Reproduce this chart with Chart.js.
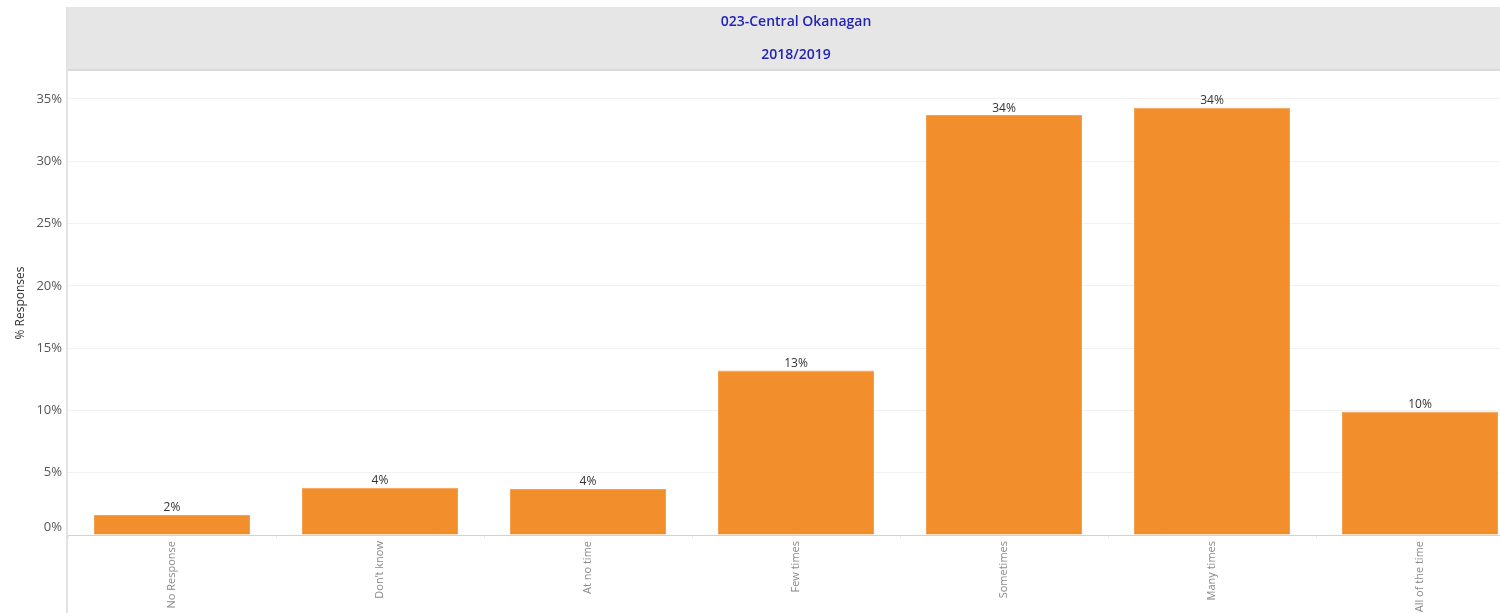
<!DOCTYPE html>
<html>
<head>
<meta charset="utf-8">
<script src="https://cdn.jsdelivr.net/npm/chart.js@4.4.1/dist/chart.umd.min.js"></script>
<style>
  html, body { margin: 0; padding: 0; background: #fff; overflow: hidden; }
  #wrap { width: 1530px; height: 613px; }
</style>
</head>
<body>
<div id="wrap"><canvas id="chart"></canvas></div>
<script>
// data
const categories = ['No Response', 'Don\u2019t know', 'At no time', 'Few times', 'Sometimes', 'Many times', 'All of the time'];
const responses = [1.6, 3.8, 3.7, 13.2, 33.7, 34.3, 9.9];
const yTicks = [0, 5, 10, 15, 20, 25, 30, 35];
const headerLines = ['023-Central Okanagan', '2018/2019'];

const FONT = '"Open Sans", "Liberation Sans", sans-serif';

// gray header band, title text, left rule and value labels
const decor = {
    id: 'decor',
    beforeDraw(chart) {
        const { ctx, chartArea } = chart;
        ctx.save();
        ctx.fillStyle = '#e6e6e6';
        ctx.fillRect(chartArea.left, 7, chart.width - chartArea.left, chartArea.top - 7);
        ctx.fillStyle = '#d9d9d9';
        ctx.fillRect(chartArea.left, chartArea.top - 2, chart.width - chartArea.left, 2);

        const cx = (chartArea.left + chartArea.right) / 2;
        ctx.fillStyle = '#2323b8';
        ctx.font = '600 14px ' + FONT;
        ctx.textAlign = 'center';
        ctx.textBaseline = 'middle';
        ctx.fillText(headerLines[0], cx, 22);
        ctx.fillText(headerLines[1], cx, 55);
        ctx.restore();
    },
    afterDraw(chart) {
        const { ctx, chartArea } = chart;
        ctx.save();
        ctx.strokeStyle = '#e2e2e2';
        ctx.lineWidth = 2;
        ctx.beginPath();
        ctx.moveTo(chartArea.left - 1, 7);
        ctx.lineTo(chartArea.left - 1, chart.height);
        ctx.stroke();

        // 0% label sits just above the axis, as in the reference
        ctx.fillStyle = '#555';
        ctx.font = '13px ' + FONT;
        ctx.textAlign = 'right';
        ctx.textBaseline = 'middle';
        ctx.fillText(yTicks[0] + '%', chartArea.left - 6, chartArea.bottom - 8);

        const meta = chart.getDatasetMeta(0);
        ctx.fillStyle = '#333';
        ctx.font = '12px ' + FONT;
        ctx.textAlign = 'center';
        ctx.textBaseline = 'bottom';
        meta.data.forEach((bar, i) => {
            ctx.fillText(Math.round(responses[i]) + '%', bar.x, bar.y - 1);
        });
        ctx.restore();
    }
};

new Chart(document.getElementById('chart'), {
    type: 'bar',
    data: {
        labels: categories,
        datasets: [{
            data: responses,
            backgroundColor: '#f28e2b',
            borderColor: '#f4a04f',
            borderWidth: 1,
            categoryPercentage: 1,
            barPercentage: 0.75
        }]
    },
    options: {
        responsive: true,
        maintainAspectRatio: false,
        animation: false,
        layout: { padding: { top: 71, right: 6, left: 0, bottom: 0 } },
        plugins: {
            legend: { display: false },
            tooltip: { enabled: false }
        },
        scales: {
            x: {
                grid: {
                    display: true,
                    drawOnChartArea: false,
                    drawTicks: true,
                    tickLength: 4,
                    color: '#ececec',
                    offset: true
                },
                border: { color: '#d2d2d2', width: 1 },
                ticks: {
                    color: '#8a8a8a',
                    font: { family: FONT, size: 11 },
                    minRotation: 90,
                    maxRotation: 90,
                    autoSkip: false,
                    padding: 2
                },
                afterFit(scale) { scale.height = 78; }
            },
            y: {
                min: 0,
                max: 37.24,
                afterBuildTicks(scale) {
                    scale.ticks = yTicks.map(v => ({ value: v }));
                },
                grid: { color: '#f1f1f1', drawTicks: false },
                border: { display: false },
                ticks: {
                    color: '#555',
                    font: { family: FONT, size: 13 },
                    padding: 6,
                    callback: v => (v === 0 ? '' : v + '%')
                },
                title: {
                    display: true,
                    text: '% Responses',
                    color: '#333',
                    font: { family: FONT, size: 12 },
                    padding: { top: 13, bottom: 0 }
                },
                afterFit(scale) { scale.width = 68; }
            }
        }
    },
    plugins: [decor]
});
</script>
</body>
</html>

### REQUIRED WORK
Take the lines from the start of the material to the line with "ctx.fillRect(chartArea.left, chartArea.top - 2, chart.width", both included, and transcribe them exactly without the pictures.

### WRITTEN SOLUTION
Reproduce this chart with Chart.js.
<!DOCTYPE html>
<html>
<head>
<meta charset="utf-8">
<script src="https://cdn.jsdelivr.net/npm/chart.js@4.4.1/dist/chart.umd.min.js"></script>
<style>
  html, body { margin: 0; padding: 0; background: #fff; overflow: hidden; }
  #wrap { width: 1530px; height: 613px; }
</style>
</head>
<body>
<div id="wrap"><canvas id="chart"></canvas></div>
<script>
// data
const categories = ['No Response', 'Don\u2019t know', 'At no time', 'Few times', 'Sometimes', 'Many times', 'All of the time'];
const responses = [1.6, 3.8, 3.7, 13.2, 33.7, 34.3, 9.9];
const yTicks = [0, 5, 10, 15, 20, 25, 30, 35];
const headerLines = ['023-Central Okanagan', '2018/2019'];

const FONT = '"Open Sans", "Liberation Sans", sans-serif';

// gray header band, title text, left rule and value labels
const decor = {
    id: 'decor',
    beforeDraw(chart) {
        const { ctx, chartArea } = chart;
        ctx.save();
        ctx.fillStyle = '#e6e6e6';
        ctx.fillRect(chartArea.left, 7, chart.width - chartArea.left, chartArea.top - 7);
        ctx.fillStyle = '#d9d9d9';
        ctx.fillRect(chartArea.left, chartArea.top - 2, chart.width - chartArea.left, 2);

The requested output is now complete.